Last Modified: 11 Sep 2008 00:50 GMT
Anti-government protests have
erupted across Bolivia [Reuters]

The Bolivian president has ordered the expulsion of the US ambassador for allegedly inciting violent opposition protests.

"The ambassador of the United States is conspiring against democracy and wants Bolivia to break apart," Evo Morales said at the presidential palace in La Paz on Wednesday.

The move came as anti-government protesters in several areas ransacked government offices and seized oil facilities and three regional airports.

The announcement by Morales also came hours after an attack by protesters on a gas pipeline in the south of the country cut natural gas exports to Brazil by 10 per cent.

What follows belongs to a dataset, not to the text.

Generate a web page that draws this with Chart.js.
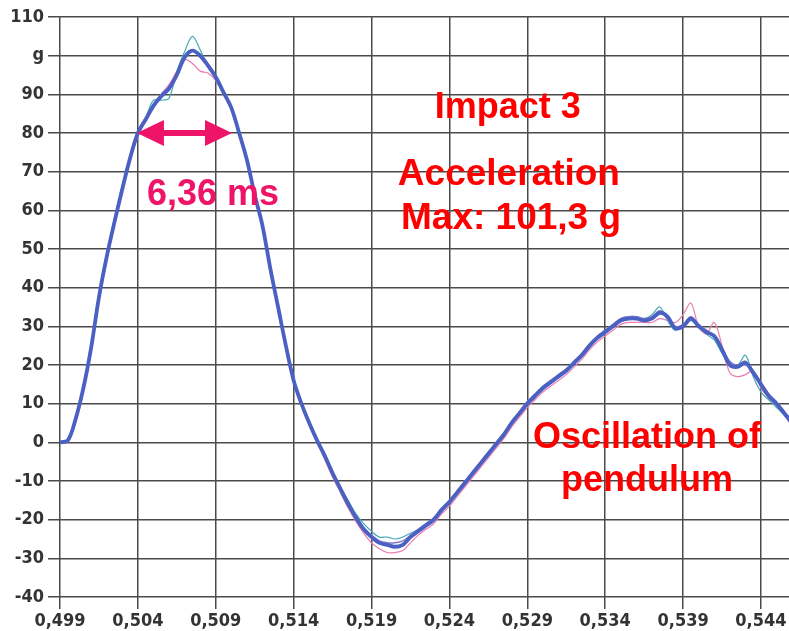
<!DOCTYPE html>
<html>
<head>
<meta charset="utf-8">
<script src="https://cdn.jsdelivr.net/npm/chart.js@4.4.1/dist/chart.umd.min.js"></script>
<style>
    html, body { margin: 0; padding: 0; background: #fff; overflow: hidden; }
</style>
</head>
<body>
<canvas id="chart" width="789" height="631"></canvas>
<script>
"use strict";

// time in s (x axis)
const times = [
    0.4990, 0.4995, 0.5000, 0.5005, 0.5010, 0.5015, 0.5020, 0.5025, 0.5030, 0.5035,
    0.5040, 0.5045, 0.5050, 0.5055, 0.5060, 0.5065, 0.5070, 0.5075, 0.5080, 0.5085,
    0.5090, 0.5095, 0.5100, 0.5105, 0.5110, 0.5115, 0.5120, 0.5125, 0.5130, 0.5135,
    0.5140, 0.5145, 0.5150, 0.5155, 0.5160, 0.5165, 0.5170, 0.5175, 0.5180, 0.5185,
    0.5190, 0.5195, 0.5200, 0.5205, 0.5210, 0.5215, 0.5220, 0.5225, 0.5230, 0.5235,
    0.5240, 0.5245, 0.5250, 0.5255, 0.5260, 0.5265, 0.5270, 0.5275, 0.5280, 0.5285,
    0.5290, 0.5295, 0.5300, 0.5305, 0.5310, 0.5315, 0.5320, 0.5325, 0.5330, 0.5335,
    0.5340, 0.5345, 0.5350, 0.5355, 0.5360, 0.5365, 0.5370, 0.5375, 0.5380, 0.5385,
    0.5390, 0.5395, 0.5400, 0.5405, 0.5410, 0.5415, 0.5420, 0.5425, 0.5430, 0.5435,
    0.5440, 0.5445, 0.5450, 0.5455, 0.5460
];

// acceleration in g, main (thick blue) trace
const accelMain = [
    0, 0.5, 6, 14, 24.5, 37.5, 48, 57, 65.5, 73.5,
    80, 83.5, 87, 89.5, 91.5, 95, 99.5, 101.3, 100, 97.5,
    94.5, 90.5, 86.5, 80, 73, 64, 56, 45, 35, 25,
    16, 10, 5, 0.5, -3.5, -8, -12, -16, -19.5, -22.5,
    -24.5, -26, -26.5, -27, -26.5, -24.5, -23, -21.5, -20, -17.5,
    -15.5, -13, -10.5, -8, -5.5, -3, -0.5, 2, 5, 7.5,
    10, 12, 14, 15.5, 17, 18.5, 20.5, 22.5, 25, 27,
    28.5, 30, 31.5, 32, 32, 31.5, 32, 33.5, 32.5, 29.5,
    30, 32, 30, 28.5, 27.5, 24, 20, 19.5, 20.5, 18,
    15, 12, 10, 7.5, 5
];

const accelViolet = [
    0, 0.5, 6, 14.5, 25, 38, 48.5, 57.5, 66, 74,
    80.5, 84, 87.5, 90, 92, 95.5, 100, 101.5, 99.5, 97,
    94, 90.5, 86.5, 80, 73, 64.5, 56, 45, 35, 25,
    16, 10, 5, 0.5, -3.5, -7.5, -11.5, -15.5, -19, -22,
    -24, -25.5, -26, -26, -25.5, -24, -22.5, -21, -19.5, -17,
    -15, -12.5, -10, -7.5, -5, -2.5, 0, 2.5, 5.5, 8,
    10.5, 12.5, 14.5, 16, 17.5, 19, 21, 23, 25.5, 27.5,
    29, 30.5, 32, 32.5, 32.5, 32, 32.5, 34, 32.5, 30,
    30.5, 32.5, 30.5, 29, 27.5, 24.5, 21, 20, 21, 18.5,
    15.5, 12.5, 10.5, 8, 5.5
];

const accelCyan = [
    0, 0.5, 6.5, 15, 25.5, 38.5, 49, 58, 66.5, 74,
    80.5, 84, 88.5, 88.5, 89, 96, 101, 105, 101.5, 97,
    94, 90, 86, 79.5, 72.5, 63.5, 55.5, 44.5, 35, 25.5,
    16.5, 10.5, 5.5, 1, -3, -7.5, -11.5, -15, -18.5, -21,
    -23, -24.5, -24.5, -25, -24.5, -23.5, -22.5, -21, -19.5, -17,
    -15, -12.5, -10, -7.5, -5, -2.5, 0, 2.5, 5.5, 8,
    10.5, 12.5, 14.5, 16, 17.5, 19, 21, 23, 25.5, 27.5,
    29, 30.5, 32, 32.5, 32.5, 32, 33, 35, 31.5, 29,
    30.5, 31.5, 30.5, 28, 26.5, 23, 20.5, 20, 22.5, 17,
    13, 11, 9, 7, 4.5
];

const accelPink = [
    0, 0, 5, 13, 23.5, 36.5, 47, 56.5, 65, 73,
    79, 83, 86.5, 90, 92.5, 96, 99, 98, 96, 95.5,
    93.5, 90, 86, 80.5, 73.5, 64.5, 56.5, 45.5, 35.5, 25,
    15.5, 9.5, 4.5, 0, -4.5, -9, -13, -17, -20.5, -23.5,
    -26, -27.5, -28.5, -28.5, -28, -26, -24, -22.5, -21, -18.5,
    -16.5, -14, -11.5, -9, -6.5, -4, -1.5, 1, 4, 6.5,
    9, 11, 13, 14.5, 16, 17.5, 19.5, 21.5, 24, 26,
    27.5, 29, 30.5, 31, 31, 31, 31, 32, 31.5, 31,
    33, 36, 30, 28, 31, 25, 18, 17, 17.5, 18.5,
    14, 11.5, 9.5, 7, 4
];

const xTicks = [0.499, 0.504, 0.509, 0.514, 0.519, 0.524, 0.529, 0.534, 0.539, 0.544];
const yTicks = [-40, -30, -20, -10, 0, 10, 20, 30, 40, 50, 60, 70, 80, 90, 100, 110];
const yTickLabels = ["-40", "-30", "-20", "-10", "0", "10", "20", "30", "40", "50",
    "60", "70", "80", "90", "g", "110"];

const toPoints = values => values.map((v, i) => ({ x: times[i], y: v }));

const redFont = "bold 36px 'Liberation Sans', Arial, sans-serif";

// texts and the width arrow, placed in data units
const annotations = {
    id: "annotations",
    afterDraw(chart) {
        const ctx = chart.ctx;
        const xs = chart.scales.x;
        const ys = chart.scales.y;
        const X = v => xs.getPixelForValue(v);
        const Y = v => ys.getPixelForValue(v);
        ctx.save();

        // double arrow 6,36 ms at 80 g
        const ax0 = X(0.50394), ax1 = X(0.51004), ay = Y(80);
        const head = 27, half = 13;
        ctx.fillStyle = "#ee1467";
        ctx.strokeStyle = "#ee1467";
        ctx.lineWidth = 6;
        ctx.beginPath();
        ctx.moveTo(ax0 + head - 2, ay);
        ctx.lineTo(ax1 - head + 2, ay);
        ctx.stroke();
        ctx.beginPath();
        ctx.moveTo(ax0, ay);
        ctx.lineTo(ax0 + head, ay - half);
        ctx.lineTo(ax0 + head, ay + half);
        ctx.closePath();
        ctx.fill();
        ctx.beginPath();
        ctx.moveTo(ax1, ay);
        ctx.lineTo(ax1 - head, ay - half);
        ctx.lineTo(ax1 - head, ay + half);
        ctx.closePath();
        ctx.fill();

        ctx.textBaseline = "alphabetic";
        ctx.font = "bold 36px 'Liberation Sans', Arial, sans-serif";
        ctx.textAlign = "left";
        ctx.fillText("6,36 ms", X(0.50458), Y(61.3));

        ctx.fillStyle = "#ff0000";
        ctx.font = redFont;
        ctx.textAlign = "center";
        ctx.fillText("Impact 3", X(0.52775), Y(84));
        ctx.textAlign = "left";
        ctx.font = "bold 37px 'Liberation Sans', Arial, sans-serif";
        ctx.fillText("Acceleration", X(0.52069), Y(66.5));
        ctx.fillText("Max: 101,3 g", X(0.52089), Y(55.3));
        ctx.font = redFont;
        ctx.textAlign = "center";
        ctx.fillText("Oscillation of", X(0.53668), Y(-1.5));
        ctx.fillText("pendulum", X(0.53668), Y(-12.7));
        ctx.restore();
    }
};

const lineStyle = {
    pointRadius: 0,
    tension: 0.35,
    fill: false
};

new Chart(document.getElementById("chart"), {
    type: "line",
    data: {
        datasets: [
            Object.assign({ data: toPoints(accelMain), borderColor: "#4a60c2", borderWidth: 3.8 }, lineStyle),
            Object.assign({ data: toPoints(accelViolet), borderColor: "#8077cc", borderWidth: 1.5 }, lineStyle),
            Object.assign({ data: toPoints(accelCyan), borderColor: "#45a9b6", borderWidth: 1.2 }, lineStyle),
            Object.assign({ data: toPoints(accelPink), borderColor: "#ea7eae", borderWidth: 1.2 }, lineStyle),
        ]
    },
    options: {
        responsive: false,
        animation: false,
        layout: { padding: { top: 17, right: 0, left: 0, bottom: 0 } },
        plugins: {
            legend: { display: false },
            tooltip: { enabled: false }
        },
        scales: {
            x: {
                type: "linear",
                min: 0.499,
                max: 0.5458,
                afterBuildTicks: scale => { scale.ticks = xTicks.map(v => ({ value: v })); },
                afterFit: scale => { scale.height = 34; },
                grid: { color: "#4a4a4a", lineWidth: 1.5, tickLength: 12 },
                border: { display: false },
                ticks: {
                    padding: 2,
                    maxRotation: 0,
                    autoSkip: false,
                    color: "#333",
                    font: { family: "'DejaVu Sans Condensed', 'DejaVu Sans'", weight: "bold", size: 18 },
                    callback: v => v.toFixed(3).replace(".", ",")
                }
            },
            y: {
                min: -40,
                max: 110,
                afterBuildTicks: scale => { scale.ticks = yTicks.map(v => ({ value: v })); },
                afterFit: scale => { scale.width = 60; },
                grid: { color: "#4a4a4a", lineWidth: 1.5, tickLength: 12 },
                border: { display: false },
                ticks: {
                    padding: 4,
                    color: "#333",
                    font: { family: "'DejaVu Sans Condensed', 'DejaVu Sans'", weight: "bold", size: 18 },
                    callback: v => yTickLabels[yTicks.indexOf(v)]
                }
            }
        }
    },
    plugins: [annotations]
});
</script>
</body>
</html>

Gordon Duguid, a US state department spokesman in Washington, said Morales' accusations were "baseless" and that the embassy had not received any request for Philip Goldberg to leave.

Morales said he had asked his foreign minister to send a letter to the US embassy asking Goldberg to "urgently return to his country".

The Bolivian leader did not offer specific evidence against Goldberg, but he has long accused him of conspiring with the country's conservative opposition.

Political turmoil

In June, the government terminated US aid programmes in the coca-growing Chapare region aimed at encouraging farmers not to grow the crop for cocaine production.

Farmers had condemned the programme as ineffective.

Last week, Goldberg met Ruben Costas, the governor of Santa Cruz, Bolivia's richest province and the centre of a pro-autonomy revolt against the government.

South America's poorest nation has been in the grip of political turmoil for months with rebel state governors calling for a bigger share of energy revenues for their regions.

Last month, Morales convincingly won a referendum on his rule but in the rebel states, voters also returned most of the governors forming the opposition coalition.

After failed negotiations to find a compromise solution, Morales announced a new referendum, to take place in December, to vote on his rewritten constitution, which would redistribute land and national revenues to give more to the indigenous population.